The Mudcat Café TM
Thread #128242   Message #2869506
Posted By: *#1 PEASANT*
22-Mar-10 - 04:52 PM
Thread Name: BS: Seeger Smothers Party- Left=right?
Subject: RE: BS: Seeger Smothers Party- Left=right?
Exactly Seamus!

Whenever one side dominates you tend to loose the other bringing both sides together even though one might be smaller still increases potential market.

Additionally when there is inclusion or balance we chip away at the branding that makes people see the folk world as being on one side or the other....

Yes Ron- one can have workshops, concerts with themes, politics in music and lyrics fantastic. However, when I know that going to a concert will most likely produce an artist droning on about the war, the economy, the hudson river whatever more than they talk about the songs, history of songs, history of lyrics, origins of songs then I am not feeling so much as if I am at a concert.

I already noted both somthers and seeger did some good things and played wrote and included a wide range over time however, they did succeed in branding an entire generation of people who simply started out liking the sound of ordinary everyday folk music and its qualities as music and verse.

As the Seeger documentary pointed out Pete knew the power of folk music and he put it to work- for one side --at the expense of the intellectual contributions to music of the other side - don't know- would be interesting to find out.

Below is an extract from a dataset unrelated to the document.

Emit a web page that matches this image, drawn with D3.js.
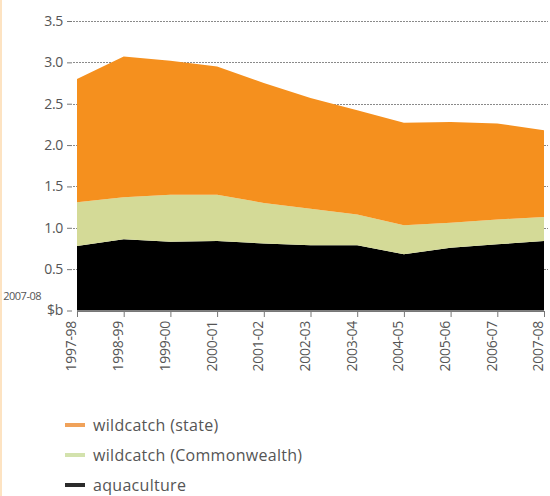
<!DOCTYPE html>
<html>
<head>
<meta charset="utf-8">
<script src="https://cdn.jsdelivr.net/npm/d3@7"></script>
<style>
  html, body { margin: 0; padding: 0; background: #fff; }
  svg { display: block; }
  text { font-family: "Open Sans", "Noto Sans", sans-serif; }
</style>
</head>
<body>
<svg id="chart" width="550" height="496"></svg>
<script>
// ---- data ----
const years = ["1997-98","1998-99","1999-00","2000-01","2001-02","2002-03","2003-04","2004-05","2005-06","2006-07","2007-08"];
const aquaculture = [0.78,0.86,0.83,0.84,0.81,0.79,0.79,0.68,0.76,0.80,0.84];
const wildCommonwealth = [0.53,0.51,0.57,0.56,0.49,0.44,0.37,0.35,0.30,0.30,0.29];
const wildState = [1.49,1.70,1.62,1.55,1.45,1.34,1.26,1.24,1.22,1.16,1.05];
const yTicks = [0, 0.5, 1.0, 1.5, 2.0, 2.5, 3.0, 3.5];
const yTickLabels = ["$b","0.5","1.0","1.5","2.0","2.5","3.0","3.5"];
const seriesKeys = ["aquaculture","wildCommonwealth","wildState"];
const seriesColors = {aquaculture:"#000000", wildCommonwealth:"#d4da97", wildState:"#f5901e"};
const legendItems = [
  {key:"wildState", label:"wildcatch (state)", color:"#f0a25a"},
  {key:"wildCommonwealth", label:"wildcatch (Commonwealth)", color:"#d3e2ad"},
  {key:"aquaculture", label:"aquaculture", color:"#2b2b2b"}
];

const table = years.map((y,i)=>({year:y, aquaculture:aquaculture[i], wildCommonwealth:wildCommonwealth[i], wildState:wildState[i]}));

const svg = d3.select("#chart");
// left border strip
svg.append("rect").attr("x",0).attr("y",0).attr("width",2).attr("height",496).attr("fill","#fde3c2");

const x = d3.scalePoint().domain(years).range([77, 544]);
const y = d3.scaleLinear().domain([0, 3.5]).range([310.5, 21]);

// gridlines
svg.append("g").selectAll("line").data(yTicks.filter(d=>d>0)).join("line")
  .attr("x1", 73).attr("x2", 548)
  .attr("y1", d=>Math.round(y(d))+0.5).attr("y2", d=>Math.round(y(d))+0.5)
  .attr("stroke","#8a8a8a").attr("stroke-width",1).attr("stroke-dasharray","2,1");

// stacked areas
const stack = d3.stack().keys(seriesKeys);
const layers = stack(table);
const area = d3.area()
  .x(d=>x(d.data.year))
  .y0(d=>y(d[0]))
  .y1(d=>y(d[1]));
svg.append("g").selectAll("path").data(layers).join("path")
  .attr("d", area)
  .attr("fill", d=>seriesColors[d.key]);

// y axis
const yAxis = d3.axisLeft(y).tickValues(yTicks).tickFormat((d,i)=>yTickLabels[i]).tickSize(5).tickPadding(4);
const yg = svg.append("g").attr("transform","translate(72,0)").call(yAxis);
yg.select(".domain").remove();
yg.selectAll(".tick line").attr("stroke","#777");
yg.selectAll(".tick text").attr("fill","#555").style("font-size","14px").style("letter-spacing","-0.3px");
svg.append("text").attr("x",41).attr("y",300).attr("text-anchor","end")
  .attr("fill","#555").style("font-size","11px").style("letter-spacing","-0.5px").text("2007-08");

// x axis
const xAxis = d3.axisBottom(x).tickSize(6).tickPadding(4);
const xg = svg.append("g").attr("transform","translate(0,311)").call(xAxis);
xg.select(".domain").attr("stroke","#777");
xg.selectAll(".tick line").attr("stroke","#777");
xg.selectAll(".tick text")
  .attr("fill","#555").style("font-size","14px").style("letter-spacing","-0.3px")
  .attr("transform","rotate(-90)")
  .attr("text-anchor","end")
  .attr("x",-10).attr("y",-6).attr("dy","0.35em");

// legend
const lg = svg.append("g").selectAll("g").data(legendItems).join("g")
  .attr("transform",(d,i)=>`translate(65,${425 + i*30})`);
lg.append("line").attr("x1",0).attr("x2",20).attr("y1",0).attr("y2",0)
  .attr("stroke",d=>d.color).attr("stroke-width",4);
lg.append("text").attr("x",28).attr("y",0).attr("dy","0.35em")
  .attr("fill","#555").style("font-size","16px").style("letter-spacing","0.3px").text(d=>d.label);
</script>
</body>
</html>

And I will repeat- the seeger smothers party turned out to be on the winning side. I agree with much that they pursued. I am thankful that Seeger saw the light (as I recall when he learned about the deeds of Stalin).

I was struck by the crowd at a workshop at Glen Echo Washington Folk Festival last summer. Seeger and contemporaries music featured. Almost all the same generation- ageing folkies about 50-60.

My theory -
1. population changes in attitude. When a genre of music is branded as one place on the political spectrum and the center of the population changes (in our case to the right as hippies became busismen, lawyers....and Reagan built up conservative patriotism...)
growth of followers will slow.

2.As music moves from live performance to recordings to market it is purchased by the generation with funds at the time. In America at least generational sharing is minimal and with time the age set market is broken off from future generations therefore the next generation does not follow.

The trick is to get folk music to thread through the gears not get wrapped around them. If you want folkmusic growth to continue through time you have to get it like film through the rollers of a projector.
When wrapped up in one issue or point of view it gets derailed.

Additionally when we transform music we sing into music that is marketed and that we purchase we likewise get stuck. It just rolls around and around in its little side niche eventually hitting the bargain basement with hope of only some wondrous reclamation or revival.

If we keep singing the songs, telling the tales as a lifeway while at the same time recording and marketing them there seems to me to be more of an opportunity to grow. The more timeless music - that of daily life, and good word play and rhyme and catchy tunes seem to be the glue that should be exploited to hold things together and not so much the political issues that get dated, become less relevant and need more time to explain to be understood.

Again seeger with his interest in collecting and documenting did much fine work in this area too.